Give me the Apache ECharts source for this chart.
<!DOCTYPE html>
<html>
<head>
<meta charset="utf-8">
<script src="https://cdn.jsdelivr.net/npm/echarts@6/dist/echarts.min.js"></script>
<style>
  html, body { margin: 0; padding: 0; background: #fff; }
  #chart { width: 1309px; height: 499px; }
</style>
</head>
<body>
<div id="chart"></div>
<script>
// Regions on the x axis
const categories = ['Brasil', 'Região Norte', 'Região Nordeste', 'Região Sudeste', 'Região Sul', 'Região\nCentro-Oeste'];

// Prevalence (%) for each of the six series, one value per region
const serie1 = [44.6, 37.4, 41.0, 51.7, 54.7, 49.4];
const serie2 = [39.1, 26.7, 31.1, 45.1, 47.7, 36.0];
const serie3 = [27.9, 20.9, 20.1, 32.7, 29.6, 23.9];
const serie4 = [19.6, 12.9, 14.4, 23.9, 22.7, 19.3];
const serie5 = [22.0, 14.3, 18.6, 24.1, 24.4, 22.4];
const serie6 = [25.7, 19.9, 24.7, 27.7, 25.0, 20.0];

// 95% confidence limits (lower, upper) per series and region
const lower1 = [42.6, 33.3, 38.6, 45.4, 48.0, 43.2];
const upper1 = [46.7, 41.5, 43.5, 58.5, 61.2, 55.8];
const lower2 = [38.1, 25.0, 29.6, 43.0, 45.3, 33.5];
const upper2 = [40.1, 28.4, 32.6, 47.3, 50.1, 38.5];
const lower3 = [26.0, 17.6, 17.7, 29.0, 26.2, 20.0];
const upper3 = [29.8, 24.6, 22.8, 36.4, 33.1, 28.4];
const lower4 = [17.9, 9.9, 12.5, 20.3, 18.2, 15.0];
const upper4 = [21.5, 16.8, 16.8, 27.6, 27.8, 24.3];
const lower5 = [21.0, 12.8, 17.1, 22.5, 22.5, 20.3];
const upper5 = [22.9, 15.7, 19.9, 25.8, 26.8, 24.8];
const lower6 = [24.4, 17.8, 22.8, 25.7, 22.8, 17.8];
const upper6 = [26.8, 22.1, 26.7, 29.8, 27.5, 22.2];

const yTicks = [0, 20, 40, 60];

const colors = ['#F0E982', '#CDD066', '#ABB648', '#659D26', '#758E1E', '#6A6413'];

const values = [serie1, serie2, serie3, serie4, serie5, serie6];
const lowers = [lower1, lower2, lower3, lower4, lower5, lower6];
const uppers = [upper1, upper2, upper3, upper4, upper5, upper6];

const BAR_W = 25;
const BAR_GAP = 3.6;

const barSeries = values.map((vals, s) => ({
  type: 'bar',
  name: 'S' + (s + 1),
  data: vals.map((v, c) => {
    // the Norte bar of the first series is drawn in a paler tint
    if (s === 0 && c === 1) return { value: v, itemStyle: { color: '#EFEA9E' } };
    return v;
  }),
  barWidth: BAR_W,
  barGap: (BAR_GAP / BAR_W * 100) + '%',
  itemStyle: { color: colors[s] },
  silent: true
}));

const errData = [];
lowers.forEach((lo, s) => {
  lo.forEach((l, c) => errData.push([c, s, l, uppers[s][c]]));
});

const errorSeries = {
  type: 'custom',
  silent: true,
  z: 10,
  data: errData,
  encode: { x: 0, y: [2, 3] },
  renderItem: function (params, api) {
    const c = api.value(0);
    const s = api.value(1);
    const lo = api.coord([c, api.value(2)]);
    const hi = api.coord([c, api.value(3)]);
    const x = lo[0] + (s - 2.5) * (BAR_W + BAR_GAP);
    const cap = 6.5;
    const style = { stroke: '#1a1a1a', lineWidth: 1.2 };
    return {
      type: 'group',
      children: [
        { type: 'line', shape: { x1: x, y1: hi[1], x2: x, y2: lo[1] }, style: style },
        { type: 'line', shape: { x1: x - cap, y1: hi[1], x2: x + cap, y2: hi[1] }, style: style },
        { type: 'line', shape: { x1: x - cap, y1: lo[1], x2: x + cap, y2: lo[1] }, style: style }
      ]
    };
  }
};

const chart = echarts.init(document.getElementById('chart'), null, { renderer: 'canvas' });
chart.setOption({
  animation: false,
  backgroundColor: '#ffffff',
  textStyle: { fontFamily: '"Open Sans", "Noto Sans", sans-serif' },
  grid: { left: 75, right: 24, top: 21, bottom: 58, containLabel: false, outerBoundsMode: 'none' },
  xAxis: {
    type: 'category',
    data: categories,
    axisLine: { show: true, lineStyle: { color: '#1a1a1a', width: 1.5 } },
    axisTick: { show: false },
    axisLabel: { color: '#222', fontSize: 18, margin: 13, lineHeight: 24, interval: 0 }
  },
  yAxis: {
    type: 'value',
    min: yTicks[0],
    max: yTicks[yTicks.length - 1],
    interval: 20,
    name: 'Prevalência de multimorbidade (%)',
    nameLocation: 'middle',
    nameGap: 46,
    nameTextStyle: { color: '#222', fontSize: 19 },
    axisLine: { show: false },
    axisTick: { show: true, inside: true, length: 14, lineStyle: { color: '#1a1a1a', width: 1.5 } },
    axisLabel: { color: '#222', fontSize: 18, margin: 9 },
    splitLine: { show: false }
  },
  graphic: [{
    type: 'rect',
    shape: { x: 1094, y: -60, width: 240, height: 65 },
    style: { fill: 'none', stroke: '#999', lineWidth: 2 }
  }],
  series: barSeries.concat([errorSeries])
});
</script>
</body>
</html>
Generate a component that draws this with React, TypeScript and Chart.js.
________________
* _Written instruction_: State, as a bare number, how many lines of the listing hold the word "this".

* _Exercise answer_: 2